Let $\varphi$ be the Euler $\varphi$-function. We have for any $a\in\mathbb{Z}^+$:
$\varphi(p^a)=p^a-p^{a-1}$
It is clear that all the positive number of the form $np$ with $1\le n\le p^{a-1}$ are not relatively prime to $p^a$.
May I ask how to prove that all the rest of the positive number less than $p^a$, as the above formula indicates, are indeed relatively prime to $p^a$?
I've just written a trial proof:
So here I think I'm asking if there exists a positive integer $y$ such that
$y<p^a$ [given]
$y\neq np$ for any $1\le n\le p^{a-1}$ [given]
$y$ is not relatively prime to $p^a$ ($\implies$ there exists $q\in\mathbb{Z}^+$ with $q>1$ such that $q\mid y$ and $q\mid p^a$) [assumed]
If so, then there exists a prime $\alpha$ such that $\alpha\mid q$. Hence, there exists $m\in\mathbb{Z}^+$ such that $m\alpha =p^a$. Thus, $\alpha=p$ since $p$ is the only prime factor of $p^a$. Then $p\mid q$. Hence, $p\mid y$. We must have $y=np$ for some $1\le n\le p^{a-1}$ because $y<p^a$. By contradiction, such $y$ doesn't exist.

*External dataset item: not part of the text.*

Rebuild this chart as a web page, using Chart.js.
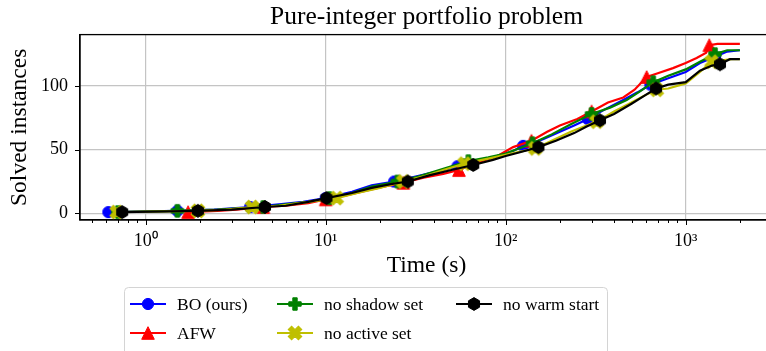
<!DOCTYPE html>
<html>
<head>
<meta charset="utf-8">
<script src="https://cdn.jsdelivr.net/npm/chart.js@4"></script>
<style>
  html, body { margin: 0; padding: 0; background: #fff; overflow: hidden; }
  #wrap { width: 766px; height: 351px; overflow: hidden; }
</style>
</head>
<body>
<div id="wrap"><canvas id="myChart" width="782" height="351"></canvas></div>
<script>
// solved instances over time (s), one pair of arrays per solver variant
var boTime   = [0.62,1.5,2.4,3.8,5.5,7.5,10,14,18,24,32,42,54,70,90,110,125,160,200,240,286,360,450,540,636,800,1000,1200,1455,1700,2000]
var boSolved = [1,2,3,5,7,9,12,17,22,25,29,33,37,41,45,49,53,58,64,69,74,82,89,95,101,106,111,118,123,127,128]
var boMarks  = [0.62,1.5,3.8,10,24,54,125,286,636,1455]

var afwTime   = [1.72,2.5,3.2,4.5,6,8,10,13,17,21,27,35,45,55,70,90,110,139,170,200,250,300,370,450,520,607,700,850,1000,1150,1300,1352,1500,2000]
var afwSolved = [1,2,3,5,6,8,11,14,18,21,24,28,31,34,40,45,52,57,64,69,74,80,87,91,97,107,110,114,118,122,126,132,133,133]
var afwMarks  = [1.72,4.5,10,27,55,139,300,607,1352]

var shTime   = [0.7,1.5,2.5,3.3,4.5,6,8,10.5,14,18,25,33,45,62,80,100,141,180,230,300,380,470,560,660,800,1000,1200,1455,1700,2000]
var shSolved = [1,2,3,4,5,7,9,12,16,21,25,29,35,41,44,47,55,62,70,78,83,89,96,103,108,113,119,125,128,128]
var shMarks  = [0.7,1.5,4.5,10.5,25,62,141,300,660,1455]

var acTime   = [0.69,1.95,2.8,3.9,5.5,8,11.5,15,20,27,35,45,59,80,100,146,180,230,320,400,500,600,690,800,1000,1200,1393,1600,1800,2000]
var acSolved = [1,2,3,5,6,9,12,16,20,25,29,34,39,43,46,51,57,64,72,80,87,93,97,98,102,111,119,120,121,121]
var acMarks  = [0.69,1.95,3.9,11.5,27,59,146,320,690,1393]

var wsTime   = [0.74,1.95,3,4.6,6,8,10.1,14,18,23,28.6,38,50,66,85,100,120,152,190,240,280,334,400,500,600,684,800,1000,1200,1400,1550,1760,2000]
var wsSolved = [1,2,3,5,6,9,12,16,20,23,25,30,34,38,42,45,48,52,57,63,68,73,78,86,93,98,101,103,112,116,117,121,121]
var wsMarks  = [0.74,1.95,4.6,10.1,28.6,66,152,334,684,1550]

var xTicks = [0.5,0.6,0.7,0.8,0.9,1,2,3,4,5,6,7,8,9,10,20,30,40,50,60,70,80,90,100,
              200,300,400,500,600,700,800,900,1000,2000,3000]
var yTicks = [0, 50, 100]
var supDigits = {"0":"\u2070","1":"\u00b9","2":"\u00b2","3":"\u00b3"}

var FONT = '"Liberation Serif", "Times New Roman", serif'

function isMajor(v){
    var l = Math.log10(v)
    return Math.abs(l - Math.round(l)) < 1e-9
}

// small offscreen canvases used as marker images
function markerCanvas(color, draw){
    var c = document.createElement("canvas")
    c.width = 18; c.height = 18
    var g = c.getContext("2d")
    g.translate(9, 9)
    g.fillStyle = color
    g.strokeStyle = color
    g.lineWidth = 1
    g.beginPath()
    draw(g)
    g.closePath()
    g.fill()
    g.stroke()
    return c
}
function plusPath(g, r, w){
    g.moveTo(-w,-r); g.lineTo(w,-r); g.lineTo(w,-w); g.lineTo(r,-w); g.lineTo(r,w); g.lineTo(w,w)
    g.lineTo(w,r); g.lineTo(-w,r); g.lineTo(-w,w); g.lineTo(-r,w); g.lineTo(-r,-w); g.lineTo(-w,-w)
}
var circleM = markerCanvas("#0000ff", g => g.arc(0, 0, 5.6, 0, 2*Math.PI))
var triM = markerCanvas("#ff0000", g => { g.moveTo(0,-6.3); g.lineTo(6.3,6.3); g.lineTo(-6.3,6.3) })
var plusM = markerCanvas("#008000", g => plusPath(g, 6.2, 2.2))
var xM = markerCanvas("#bfbf00", g => { g.rotate(Math.PI/4); plusPath(g, 7.2, 2.4) })
var hexM = markerCanvas("#000000", g => {
    for(let k=0;k<6;k++){
        let a = -Math.PI/2 + k*Math.PI/3
        if(k==0) g.moveTo(6.4*Math.cos(a), 6.4*Math.sin(a))
        else g.lineTo(6.4*Math.cos(a), 6.4*Math.sin(a))
    }
})

function series(label, color, times, solved, marks, marker, order){
    return {
        label: label,
        borderColor: color,
        backgroundColor: color,
        data: times.map((t, i) => ({x: t, y: solved[i]})),
        borderWidth: 2.2,
        tension: 0,
        fill: false,
        order: order,
        pointStyle: marker,
        pointRadius: ctx => marks.includes(times[ctx.dataIndex]) ? 6 : 0,
        pointHoverRadius: 0,
        pointHitRadius: 0
    }
}

var datasets = [
    series("BO (ours)", "#0000ff", boTime, boSolved, boMarks, circleM, 4),
    series("AFW", "#ff0000", afwTime, afwSolved, afwMarks, triM, 3),
    series("no shadow set", "#008000", shTime, shSolved, shMarks, plusM, 2),
    series("no active set", "#bfbf00", acTime, acSolved, acMarks, xM, 1),
    series("no warm start", "#000000", wsTime, wsSolved, wsMarks, hexM, 0)
]

// frame, tick marks and the boxed legend under the axes
var extras = {
    id: "extras",
    afterDraw(chart){
        const ctx = chart.ctx
        const a = chart.chartArea
        const xs = chart.scales.x, ys = chart.scales.y
        ctx.save()
        ctx.strokeStyle = "#000"
        ctx.lineWidth = 1.3
        ctx.strokeRect(a.left, a.top, a.right - a.left, a.bottom - a.top)
        ctx.lineWidth = 1
        ctx.beginPath()
        xTicks.forEach(v => {
            let px = Math.round(xs.getPixelForValue(v)) + 0.5
            ctx.moveTo(px, a.bottom)
            ctx.lineTo(px, a.bottom + (isMajor(v) ? 5 : 3))
        })
        yTicks.forEach(v => {
            let py = Math.round(ys.getPixelForValue(v)) + 0.5
            ctx.moveTo(a.left, py)
            ctx.lineTo(a.left - 5, py)
        })
        ctx.stroke()

        // legend
        let bx = 124.5, by = 287.5, bw = 483, bh = 80, r = 4
        ctx.beginPath()
        ctx.moveTo(bx + r, by)
        ctx.lineTo(bx + bw - r, by)
        ctx.arcTo(bx + bw, by, bx + bw, by + r, r)
        ctx.lineTo(bx + bw, by + bh)
        ctx.lineTo(bx, by + bh)
        ctx.lineTo(bx, by + r)
        ctx.arcTo(bx, by, bx + r, by, r)
        ctx.fillStyle = "rgba(255,255,255,0.85)"
        ctx.fill()
        ctx.strokeStyle = "#d4d4d4"
        ctx.stroke()

        const cols = [[0, 1], [2, 3], [4]]
        const colX = [130, 277, 456]
        const rowY = [304, 333]
        ctx.font = "17.5px " + FONT
        ctx.textBaseline = "middle"
        ctx.textAlign = "left"
        cols.forEach((items, c) => {
            items.forEach((di, r) => {
                const ds = chart.data.datasets[di]
                const x = colX[c], y = rowY[r]
                ctx.strokeStyle = ds.borderColor
                ctx.lineWidth = 2.2
                ctx.beginPath()
                ctx.moveTo(x, y)
                ctx.lineTo(x + 36, y)
                ctx.stroke()
                const m = ds.pointStyle
                ctx.drawImage(m, x + 18 - m.width/2, y - m.height/2)
                ctx.fillStyle = "#000"
                ctx.fillText(ds.label, x + 47, y + 1)
            })
        })
        ctx.restore()
    }
}

const ctx = document.getElementById("myChart")
var chart = new Chart(ctx, {
    type: "line",
    data: { datasets: datasets },
    plugins: [extras],
    options: {
        responsive: false,
        animation: false,
        events: [],
        layout: { padding: { left: 0, right: 9, top: 0, bottom: 71 } },
        plugins: {
            legend: { display: false },
            tooltip: { enabled: false },
            title: {
                display: true,
                text: "Pure-integer portfolio problem",
                fullSize: false,
                color: "#000",
                font: { family: FONT, size: 25.5, weight: "normal", lineHeight: 1.2 },
                padding: { top: 2, bottom: 2 }
            }
        },
        scales: {
            x: {
                type: "logarithmic",
                min: 0.4315,
                max: 3055,
                afterBuildTicks: s => { s.ticks = xTicks.map(v => ({ value: v })) },
                afterFit: s => { s.height = 60 },
                grid: {
                    drawTicks: false,
                    color: c => (c.tick && isMajor(c.tick.value)) ? "#c4c4c4" : "rgba(0,0,0,0)",
                    lineWidth: 1.2
                },
                border: { display: true, color: "#000", width: 1.3 },
                ticks: {
                    autoSkip: false,
                    maxRotation: 0,
                    padding: 10,
                    color: "#000",
                    font: { family: FONT, size: 18 },
                    callback: v => isMajor(v) ? "10" + supDigits[String(Math.round(Math.log10(v)))] : ""
                },
                title: {
                    display: true,
                    text: "Time (s)",
                    color: "#000",
                    font: { family: FONT, size: 23.5, lineHeight: 1.2 },
                    padding: { top: 0, bottom: 0 }
                }
            },
            y: {
                min: -5.2,
                max: 140.3,
                afterBuildTicks: s => { s.ticks = yTicks.map(v => ({ value: v })) },
                afterFit: s => { s.width = 80 },
                grid: { drawTicks: false, color: "#c4c4c4", lineWidth: 1.2 },
                border: { display: true, color: "#000", width: 1.3 },
                ticks: {
                    padding: 12,
                    color: "#000",
                    font: { family: FONT, size: 18 }
                },
                title: {
                    display: true,
                    text: "Solved instances",
                    color: "#000",
                    font: { family: FONT, size: 23.5, lineHeight: 1.2 },
                    padding: { top: 6 }
                }
            }
        }
    }
})
</script>
</body>
</html>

Could anyone verify my proof please?
Actually because the only prime divisor of $p^a$ is $p$ the only common prime divisor between $p^a$ and a number less than it can be $p$ so we just have to count all numbers less than $p^a$ which are divisible by $p$ and this number is clearly equal to $p^{a-1}$ so there are totally $p^{a-1}$ numbers less than $p^a$ that are not relatively prime to $p^a$ and therefore $p^a-p^{a-1}$ numbers that are relatively prime to $p^a$.